Abstract

The aim of this manuscript is to analyze the diagnostic and prognostic value of circulating miR-18a in the plasma of patients with gastric cancer. In this study, 82 patients with gastric cancer and 65 healthy controls were enrolled in the study, and 10ml of peripheral venous blood was collected for RNA extraction. miR-18a expression was determined using TaqMan quantitative real-time polymerase chain reaction assay and was further correlated with patients' clinicopathological parameters and the follow-up data. The results indicated that plasma miR-18a was upregulated in gastric cancer patients compared with healthy controls (P < 0.001). miR-18a yielded an area under the receiver-operating characteristic curve of 0.907 with 80.5% sensitivity and 84.6% specificity in discriminating gastric cancer from healthy controls. Plasma miR-18a expression was significantly associated with pathological grade (P = 0.036) and lymph node status (P = 0.025), but not with tumor stage (P = 0.075).
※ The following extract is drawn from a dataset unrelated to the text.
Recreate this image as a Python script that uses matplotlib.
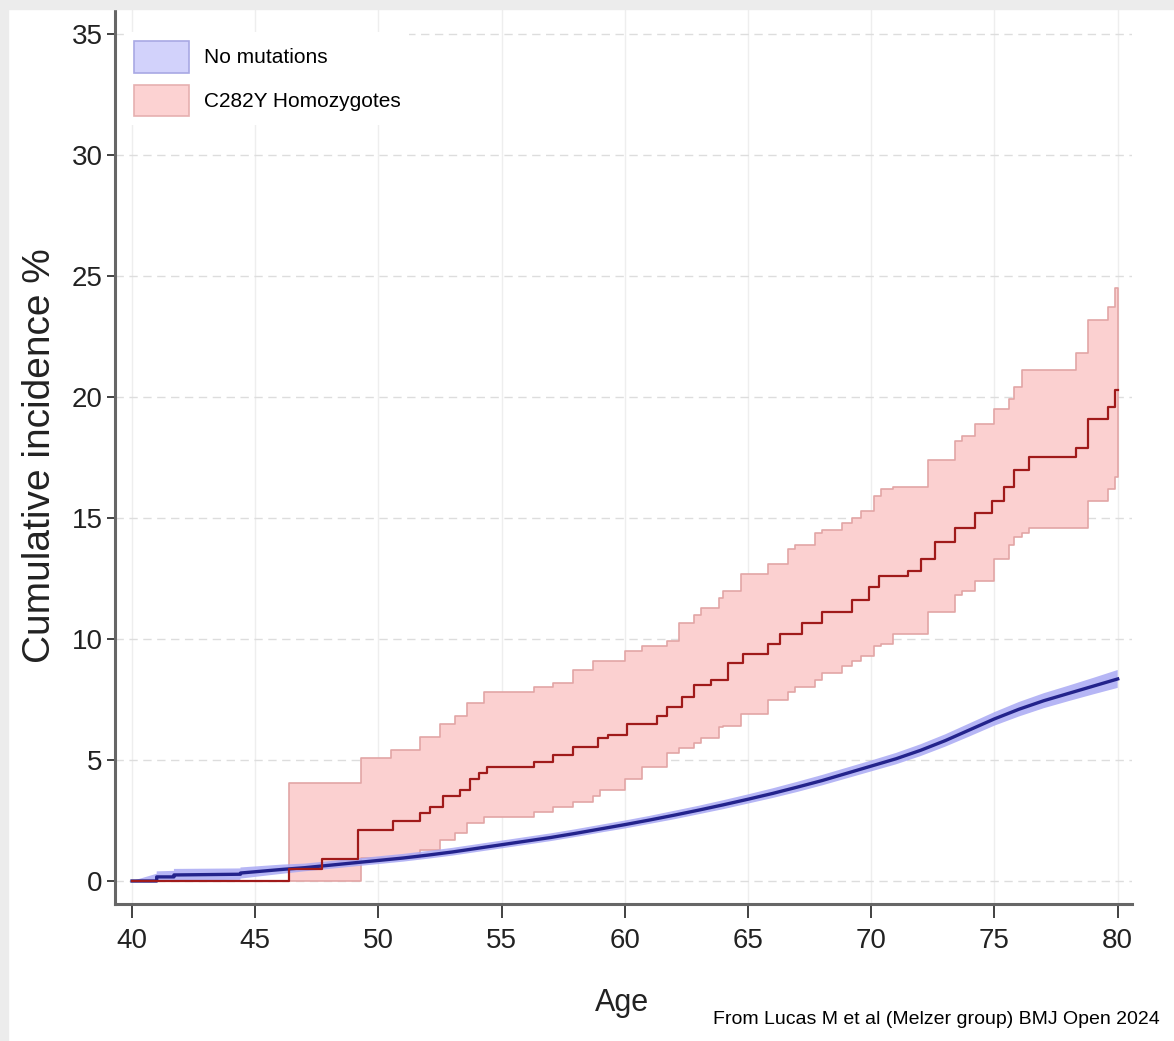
import matplotlib
matplotlib.use("Agg")
import matplotlib.pyplot as plt
from matplotlib import font_manager
from matplotlib.patches import Patch, Rectangle

# fonts - the original uses a condensed Arial-ish face
names = {f.name for f in font_manager.fontManager.ttflist}
narrow = "Liberation Sans Narrow" if "Liberation Sans Narrow" in names else "Liberation Sans"
is_narrow = narrow == "Liberation Sans Narrow"

# ---- data ----
x_ticks = [40, 45, 50, 55, 60, 65, 70, 75, 80]
y_ticks = [0, 5, 10, 15, 20, 25, 30, 35]

# C282Y homozygotes, step estimate
red_age = [40.0, 46.35, 47.7, 49.15, 50.6, 51.7, 52.1, 52.6, 53.3, 53.7, 54.1, 54.4,
           56.3, 57.1, 57.9, 58.9, 59.3, 60.1, 61.3, 61.7, 62.3, 62.8, 63.5, 64.2,
           64.8, 65.8, 66.3, 67.2, 68.0, 69.2, 69.9, 70.3, 71.5, 72.0, 72.6, 73.4,
           74.2, 74.9, 75.4, 75.8, 76.4, 78.3, 78.8, 79.6, 79.9, 80.0]
red_mid = [0.0, 0.5, 0.9, 2.1, 2.5, 2.8, 3.05, 3.5, 3.75, 4.2, 4.45, 4.7,
           4.9, 5.2, 5.55, 5.9, 6.05, 6.5, 6.8, 7.2, 7.6, 8.1, 8.3, 9.0,
           9.4, 9.8, 10.2, 10.65, 11.1, 11.6, 12.15, 12.6, 12.8, 13.3, 14.0, 14.6,
           15.2, 15.7, 16.3, 17.0, 17.5, 17.9, 19.1, 19.6, 20.3, 20.3]

# C282Y confidence band
red_band_age = [40.0, 46.35, 49.3, 50.5, 51.7, 52.5, 53.1, 53.6, 54.3, 56.3, 57.1, 57.9,
                58.7, 59.0, 60.0, 60.7, 61.7, 62.2, 62.8, 63.1, 63.8, 64.0, 64.7, 65.8,
                66.6, 66.9, 67.7, 68.0, 68.8, 69.2, 69.6, 70.1, 70.4, 70.9, 72.3, 73.4,
                73.7, 74.2, 75.0, 75.6, 75.8, 76.1, 76.4, 78.3, 78.8, 79.6, 79.9, 80.0]
red_lo = [0.0, 0.0, 0.95, 0.95, 1.3, 1.7, 2.0, 2.4, 2.65, 2.85, 3.05, 3.25,
          3.5, 3.75, 4.2, 4.7, 5.3, 5.5, 5.7, 5.9, 6.35, 6.4, 6.9, 7.5,
          7.8, 8.0, 8.3, 8.6, 8.9, 9.1, 9.3, 9.7, 9.8, 10.2, 11.1, 11.8,
          12.0, 12.4, 13.3, 13.9, 14.2, 14.4, 14.6, 14.6, 15.7, 16.2, 16.7, 16.7]
red_hi = [0.0, 4.05, 5.1, 5.4, 5.95, 6.5, 6.8, 7.35, 7.8, 8.0, 8.2, 8.7,
          9.1, 9.1, 9.5, 9.7, 9.9, 10.65, 11.0, 11.3, 11.7, 12.0, 12.7, 13.1,
          13.7, 13.9, 14.4, 14.5, 14.8, 15.0, 15.3, 15.9, 16.2, 16.3, 17.4, 18.2,
          18.4, 18.9, 19.5, 19.9, 20.4, 21.1, 21.1, 21.8, 23.2, 23.7, 24.5, 24.5]

# no mutations
blue_age = [40.0, 41.0, 41.0, 41.7, 41.7, 44.4, 44.4, 46.1, 47, 48, 49, 50, 51, 52, 53,
            54, 55, 56, 57, 58, 59, 60, 61, 62, 63, 64, 65, 66, 67, 68, 69, 70,
            71, 72, 73, 74, 75, 76, 77, 78, 79, 80]
blue_val = [0.0, 0.0, 0.17, 0.17, 0.25, 0.28, 0.33, 0.48, 0.55, 0.65, 0.75, 0.85, 0.95, 1.07, 1.2,
            1.35, 1.5, 1.65, 1.8, 1.97, 2.15, 2.33, 2.52, 2.72, 2.93, 3.15, 3.38, 3.62, 3.88, 4.15, 4.45, 4.75,
            5.05, 5.4, 5.8, 6.25, 6.7, 7.1, 7.45, 7.75, 8.05, 8.35]
blue_lo = [0.0, 0.0, 0.0, 0.0, 0.02, 0.05, 0.1, 0.3, 0.4, 0.5, 0.6, 0.7, 0.8, 0.92, 1.05,
           1.2, 1.35, 1.5, 1.65, 1.82, 2.0, 2.17, 2.36, 2.55, 2.76, 2.97, 3.2, 3.43, 3.68, 3.95, 4.24, 4.53,
           4.82, 5.16, 5.55, 5.98, 6.42, 6.8, 7.14, 7.43, 7.71, 7.98]
blue_hi = [0.0, 0.3, 0.4, 0.42, 0.5, 0.52, 0.56, 0.68, 0.72, 0.82, 0.92, 1.02, 1.12, 1.24, 1.37,
           1.52, 1.67, 1.82, 1.97, 2.14, 2.32, 2.5, 2.69, 2.9, 3.11, 3.34, 3.58, 3.83, 4.1, 4.38, 4.68, 4.98,
           5.29, 5.65, 6.06, 6.52, 6.98, 7.4, 7.76, 8.07, 8.39, 8.72]

fig = plt.figure(figsize=(11.74, 10.41), dpi=100)
ax = fig.add_axes([0.098, 0.1316, 0.866, 0.859])

# grey frame strips on left/top like the screenshot
fig.patches.append(Rectangle((0, 0), 8 / 1174, 1, transform=fig.transFigure,
                             color="#ececec", zorder=0))
fig.patches.append(Rectangle((0, 1 - 9 / 1041), 1, 9 / 1041, transform=fig.transFigure,
                             color="#ececec", zorder=0))

red_fill = "#fbd0d0"
red_edge = "#e2a5a5"
blue_fill = "#a9a9f4"

ax.fill_between(red_band_age, red_lo, red_hi, step="post", facecolor=red_fill,
                edgecolor=red_edge, linewidth=1.2, zorder=2)
ax.fill_between(blue_age, blue_lo, blue_hi, facecolor=blue_fill, edgecolor="none",
                alpha=0.85, zorder=3)
ax.plot(blue_age, blue_val, color="#23238c", lw=2.4, zorder=4)
ax.step(red_age, red_mid, where="post", color="#a01a1a", lw=1.6, zorder=5)

ax.set_xlim(39.31, 80.57)
ax.set_ylim(-0.95, 36.0)
ax.set_xticks(x_ticks)
ax.set_yticks(y_ticks)

# grid: faint solid verticals, dashed horizontals
for x in x_ticks:
    ax.axvline(x, color="#eeeeee", lw=1.0, zorder=0)
for y in y_ticks:
    ax.axhline(y, color="#dddddd", lw=1.0, ls=(0, (6, 4)), zorder=0)

for side in ["top", "right"]:
    ax.spines[side].set_visible(False)
for side in ["left", "bottom"]:
    ax.spines[side].set_color("#666666")
    ax.spines[side].set_linewidth(2.2)

tick_size = 23 if is_narrow else 20
ax.tick_params(axis="x", length=10, width=1.3, color="#333333", pad=7,
               labelsize=tick_size, labelcolor="#222222")
ax.tick_params(axis="y", length=6, width=1.3, color="#333333", pad=3,
               labelsize=tick_size, labelcolor="#222222")
for lab in ax.get_xticklabels() + ax.get_yticklabels():
    lab.set_family(narrow)

leg_size = 17 if is_narrow else 15
handles = [Patch(facecolor="#d2d2fb", edgecolor="#a8a8e4", lw=1.2),
           Patch(facecolor="#fcd2d2", edgecolor="#e6b0b0", lw=1.2)]
leg = ax.legend(handles, ["No mutations", "C282Y Homozygotes"], loc="upper left",
                bbox_to_anchor=(0.0104, 0.9747), borderaxespad=0, borderpad=0.4,
                handlelength=2.64, handleheight=1.97, labelspacing=0.58,
                handletextpad=0.72, frameon=True, framealpha=1, edgecolor="none",
                facecolor="white", fancybox=False,
                prop={"family": narrow, "size": leg_size})
leg.set_zorder(6)

fig.text(40 / 1174, 1 - 456 / 1041, "Cumulative incidence %", rotation=90,
         ha="center", va="center", fontsize=28, family="Liberation Sans", color="#222222")
fig.text(622 / 1174, 1 - 1003 / 1041, "Age", ha="center", va="center",
         fontsize=25 if is_narrow else 22, family=narrow, color="#222222")
fig.text(1160 / 1174, 1 - 1020 / 1041, "From Lucas M et al (Melzer group) BMJ Open 2024",
         ha="right", va="center", fontsize=14, family=narrow, color="black")

fig.savefig("out.png", dpi=100, facecolor="white")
Both log-rank test and univariate Cox regression analysis showed that the higher miR-18a expression in plasma was associated with shorter disease-free survival and disease-specific survival of the patients with gastric cancer (P = 0.023 and P = 0.027; P = 0.036 and P = 0.043, respectively), which was also not proven by multivariate Cox regression analysis (P = 0.238 and P = 0.160, respectively). In conclusion, this study showed that miR-18a may be a promising biomarker for the detection of gastric cancer and its upregulation may be potentially associated with unfavorable prognosis of bladder cancer, suggesting that miR-18a might serve as a potential biological marker for further risk stratification in the management of gastric cancer.